The state office — whose mission is “to coordinate the planning, mapping, and procurement of broadband to ensure connectivity across Nevada for schools, libraries, hospitals, clinics and communities meets national standards” — aims to take a whole-community approach to getting better broadband service to Elko County. The office has begun a similar process to improve broadband in White Pine County.
“These rural areas need the same opportunities … that some of our larger urban areas have,” Myers Campos said. “Better broadband means greater opportunities for Nevada. When you leverage today’s internet, we have greater opportunities to connect to education [and] to healthcare such as telemedicine and telepharmacy. We have better opportunity to foster economic development, and when a community can foster economic development, they then can access new markets and even create more jobs.”
The need The purpose of the meeting is to identify solutions to better broadband and work toward improvements, explained Elko City Councilman Reece Keener, who volunteered to spearhead the effort to rally representatives for the meeting after subpar internet speeds and interruptions affected his two businesses.
“Our community’s internet/broadband service is at best sorely insufficient, and has a lot of room for improvement,” Keener wrote in an email inviting key residents. “Broadband service is no longer considered a luxury, but rather a necessity for users at all levels: schools, government, businesses and residences. Poor internet service compromises safety, hampers commerce and puts our community at a competitive disadvantage.”
Spring Creek residents also have protested poor internet and phone service, and those grievances have elevated to the Attorney General’s Bureau of Consumer Protection, which received about 40 complaints by Nov. 1 regarding Frontier Communications. The BCP solicited formal feedback after a Sept. 20 general consumer session in Spring Creek that was attended by representatives from the BCP and the Public Utilities Commission of Nevada, according to Elko Daily Free Press archives.

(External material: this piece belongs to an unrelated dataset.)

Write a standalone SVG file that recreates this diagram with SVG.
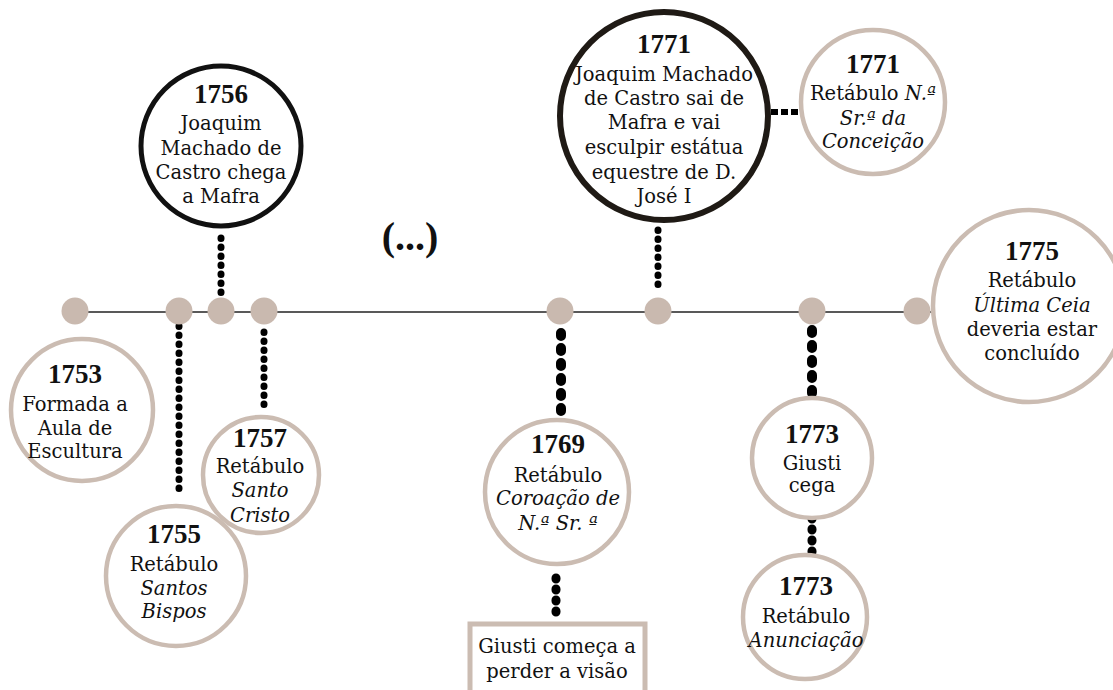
<svg xmlns="http://www.w3.org/2000/svg" width="1113" height="690" viewBox="0 0 1113 690">
<style>
.bg{fill:#ffffff}
.cb{fill:#fff;stroke:#cbbcb2;stroke-width:4.5}
.ck{fill:#fff;stroke:#111;stroke-width:5}
.ck2{fill:#fff;stroke:#1f1a15;stroke-width:6}
.dot{fill:#c9b9af}
.t{font-family:"DejaVu Serif","Liberation Serif",serif;font-size:19.5px;fill:#111;text-anchor:middle}
.y{font-family:"Liberation Serif","DejaVu Serif",serif;font-size:27px;font-weight:bold;fill:#111;text-anchor:middle}
.i{font-style:italic}
.c1{fill:none;stroke:#000;stroke-width:7;stroke-linecap:round;stroke-dasharray:0.5 8.5}
.c2{fill:none;stroke:#000;stroke-width:10;stroke-linecap:round;stroke-dasharray:3 12}
.c4{fill:none;stroke:#000;stroke-width:9;stroke-linecap:round;stroke-dasharray:1 10}
.c3{fill:none;stroke:#000;stroke-width:6;stroke-dasharray:7 3}
</style>
<rect class="bg" width="1113" height="690"/>
<g id="connectors">
<line class="c1" x1="221" y1="238" x2="221" y2="296"/>
<line class="c1" x1="658" y1="230" x2="658" y2="290"/>
<line class="c1" x1="179" y1="326" x2="179" y2="493"/>
<line class="c1" x1="264" y1="332" x2="264" y2="412"/>
<line class="c2" x1="561" y1="333" x2="561" y2="414"/>
<line class="c2" x1="812" y1="330" x2="812" y2="394"/>
<line class="c4" x1="556" y1="578" x2="556" y2="613"/>
<line class="c4" x1="812" y1="518" x2="812" y2="552"/>
<line class="c3" x1="771" y1="112" x2="801" y2="112"/>
</g>
<g id="timeline">
<line x1="62" y1="312" x2="935" y2="312" stroke="#222" stroke-width="1.5"/>
</g>
<g id="n1756">
<circle class="ck" cx="221" cy="146" r="80"/>
<text class="y" x="221" y="103">1756</text>
<text class="t" x="221" y="130">Joaquim</text>
<text class="t" x="221" y="154.5">Machado de</text>
<text class="t" x="221" y="179">Castro chega</text>
<text class="t" x="221" y="203">a Mafra</text>
</g>
<g id="n1771a">
<circle class="ck2" cx="664" cy="116" r="104"/>
<text class="y" x="664" y="53">1771</text>
<text class="t" x="664" y="81">Joaquim Machado</text>
<text class="t" x="664" y="105">de Castro sai de</text>
<text class="t" x="664" y="129">Mafra e vai</text>
<text class="t" x="664" y="154">esculpir estátua</text>
<text class="t" x="664" y="179">equestre de D.</text>
<text class="t" x="664" y="203">José I</text>
</g>
<g id="n1771b">
<circle class="cb" cx="873" cy="102" r="72"/>
<text class="y" x="873" y="73">1771</text>
<text class="t" x="873" y="100">Retábulo <tspan class="i">N.ª</tspan></text>
<text class="t i" x="873" y="125">Sr.ª da</text>
<text class="t i" x="873" y="148">Conceição</text>
</g>
<g id="n1775">
<circle class="cb" cx="1029" cy="306" r="96"/>
<text class="y" x="1032" y="260">1775</text>
<text class="t" x="1032" y="287">Retábulo</text>
<text class="t i" x="1032" y="312">Última Ceia</text>
<text class="t" x="1032" y="336">deveria estar</text>
<text class="t" x="1032" y="360">concluído</text>
</g>
<g id="n1753">
<circle class="cb" cx="82" cy="410" r="71"/>
<text class="y" x="75" y="383">1753</text>
<text class="t" x="75" y="411">Formada a</text>
<text class="t" x="75" y="435">Aula de</text>
<text class="t" x="75" y="458">Escultura</text>
</g>
<g id="n1755">
<circle class="cb" cx="176" cy="576" r="70"/>
<text class="y" x="174" y="543">1755</text>
<text class="t" x="174" y="571">Retábulo</text>
<text class="t i" x="174" y="595">Santos</text>
<text class="t i" x="174" y="618">Bispos</text>
</g>
<g id="n1757">
<circle class="cb" cx="261" cy="475" r="58"/>
<text class="y" x="260" y="447">1757</text>
<text class="t" x="260" y="473">Retábulo</text>
<text class="t i" x="260" y="497">Santo</text>
<text class="t i" x="260" y="522">Cristo</text>
</g>
<g id="n1769">
<circle class="cb" cx="557" cy="492" r="72"/>
<text class="y" x="558" y="453">1769</text>
<text class="t" x="558" y="482">Retábulo</text>
<text class="t i" x="558" y="505">Coroação de</text>
<text class="t i" x="558" y="530">N.ª Sr. ª</text>
</g>
<g id="giusti-visao">
<rect x="470" y="624" width="175" height="70" fill="#fff" stroke="#cbbcb2" stroke-width="5"/>
<text class="t" x="557" y="653">Giusti começa a</text>
<text class="t" x="557" y="678">perder a visão</text>
</g>
<g id="n1773a">
<circle class="cb" cx="812" cy="458" r="60"/>
<text class="y" x="812" y="443">1773</text>
<text class="t" x="812" y="470">Giusti</text>
<text class="t" x="812" y="492">cega</text>
</g>
<g id="n1773b">
<circle class="cb" cx="805" cy="617" r="62"/>
<text class="y" x="806" y="595">1773</text>
<text class="t" x="806" y="623">Retábulo</text>
<text class="t i" x="806" y="647">Anunciação</text>
</g>
<g id="dots">
<circle class="dot" cx="75" cy="311" r="13.5"/>
<circle class="dot" cx="179" cy="311" r="13.5"/>
<circle class="dot" cx="221" cy="311" r="13.5"/>
<circle class="dot" cx="264" cy="311" r="13.5"/>
<circle class="dot" cx="560" cy="311" r="13.5"/>
<circle class="dot" cx="658" cy="311" r="13.5"/>
<circle class="dot" cx="812" cy="311" r="13.5"/>
<circle class="dot" cx="917" cy="311" r="13.5"/>
</g>
<g id="ellipsis">
<text x="410" y="250" font-family="Liberation Serif, DejaVu Serif, serif" font-size="40" font-weight="bold" fill="#111" text-anchor="middle">(...)</text>
</g>
</svg>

Also this year, the Spring Creek Association board authorized SCA staff to pursue action to obtain a short-term solution with Frontier, which could include adjusting service charges or installing infrastructure, wrote SCA President Jessie Bahr in an email.
The meeting will be divided into sessions that focus on broadband as it relates to Spring Creek, public safety, healthcare, business and government/education/economic development. Each group will be made up of about 15 invited individuals who represent those sectors. A few seats are still available, and Elko County or Spring Creek stakeholders can request to be part of a session by emailing Keener at email@example.com.
“I want to make sure that we keep that linear focus,” Myers Campos said, explaining that the meeting is by invitation only and excludes providers at this point. “My whole goal is to create a strong enough foundation with these meetings that we create a next step to move forward.”
Keener reminded participants that the sessions are focused on solutions, to discuss the current situation, potential solutions and providers, potential upgrades and new technology.
“We really want to focus on solutions,” he said. “We have defined the challenges.”
Deploying high-quality communitywide broadband across Elko County will be a monumental task, explained Myers Campos. The effort will likely take more than one provider and will take time to implement.
“It takes more work in our rural areas because we don’t have the infrastructure,” she said. “Anything broadband is not done overnight … but it will be done.”